Yazoo's first volume in the set uses the same cover graphic as the old Morning Star When I Was a Cowboy and on the two CDs they include all but two of the selections from the LP. Why they deleted the Delmore Brothers "Bury Me Out on the Prairie" and Uncle Pete and Louise's "Out on the Western Range" is a mystery to me. They are both outstanding cuts. And while I'm at it, how could a cowboy collection skip Powder River Jack's "Powder River, Let 'Er Buck," Jules Verne Allen's "Zebra Dun," Carl Sprague's "Following the Cow Trail," and any versions of either "The Old Chisolm Trail" or "The Last Great Roundup." The latter song is also called "The Cowboy's Dream," but is not the "Cowboy's Dream" on Vol. 2, which is a fiddle tune. Even more I miss Billie Maxwell's "Cowboy's Wife" which gives such a poignant glimpse into the life of a woman on the range. And what about. . . I guess what I'm saying is that Vol. 3 is called for and, if we all go out and purchase these first two, it may be forthcoming. Even though there are other choices I would question, it's never because of the musical quality. "Wild Hog in the Woods" by the Kentucky string band Lonesome Luke and His Farm Hands is included because it features square dance calls that refer to cowboys. I find that a borderline reason for the choice. The Crockett Family's "Buffalo Gals Medley" is also a selection that seems strange to me. Perhaps these were to provide more variety since so many of the recordings are simply vocal with guitar, the way we often think of cowboy singing. However, unlike many anthologies of cowboy music, there is a lot of instrumental variety here: the Cartwright Brothers fiddle and guitar, as well as their beautifully archaic "Texas Rangers" with only vocal and fiddle; Martin and Roberts mandolin/guitar duet; harmonica on Powder Jack's and Rowdy Wright's recordings; lovely banjo on Taylor's Kentucky Boys' "The Dixie Cowboy" (a version of the popular "When the Work's All Done This Fall"), Buell Kazee's "The Cowboy Trail," and Watts and Wilson's "The Sporting Cowboy"; Hawaiian guitars on numerous cuts, fiddle bands, and even a couple of tremendous unaccompanied numbers. Someone once told me traditional cowboy music all sounded the same (like fiddle tunes to the uninitiated?) and was boring, but this collection offers plenty of proof to the contrary.
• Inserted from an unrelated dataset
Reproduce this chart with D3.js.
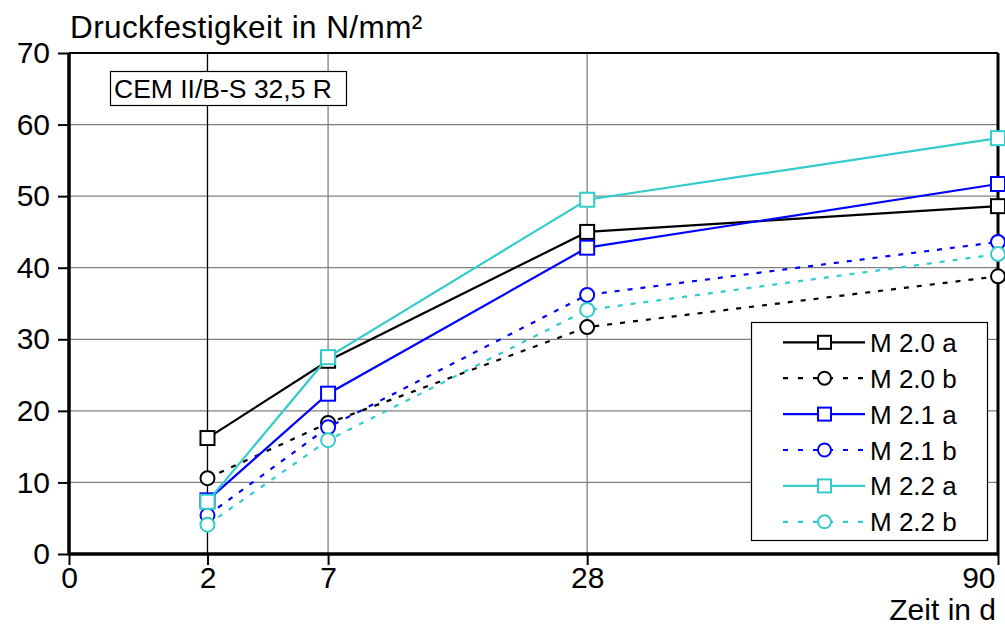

The songs themselves are mostly the real McCoy, stories of the west that have been passed in the traditional manner. These are tales of the hardship of cowboy life, outlaw ballads, humorous sand joyous songs of western life, and a few dance tunes. The singing throughout is terrific, gritty and salty, the kind that makes you close your eyes and imagine yourself sitting around the campfire with a tin cup full of muddy coffee and a bunch of dusty comrades nodding at each singer's offering. Only a few of the selections have a little more modern sound, particularly Rowdy Wright's "I'm a Wandering Bronco Rider" and "I'm a Jolly Cowboy" and the Crowder Brothers' "Wild West Rambler," but they're good and decidedly more real than anything Hollywood every produced. The liner notes are beautiful with photos and other appropriate graphics, but I'm surprised they are so sparse. There are partial lyrics to songs, yet no historical or discographical information on the cuts. I do find this an unfortunate omission.

I always figure the end of the review should tell you what the reviewer wants you to go away with, a final impression. Well, I've already tipped my hand way back at the start. Reviewers often talk of "essential recordings" and I don't think I've ever reviewed anything I said that about. These are. Buy them now and let Yazoo know we want more of the same.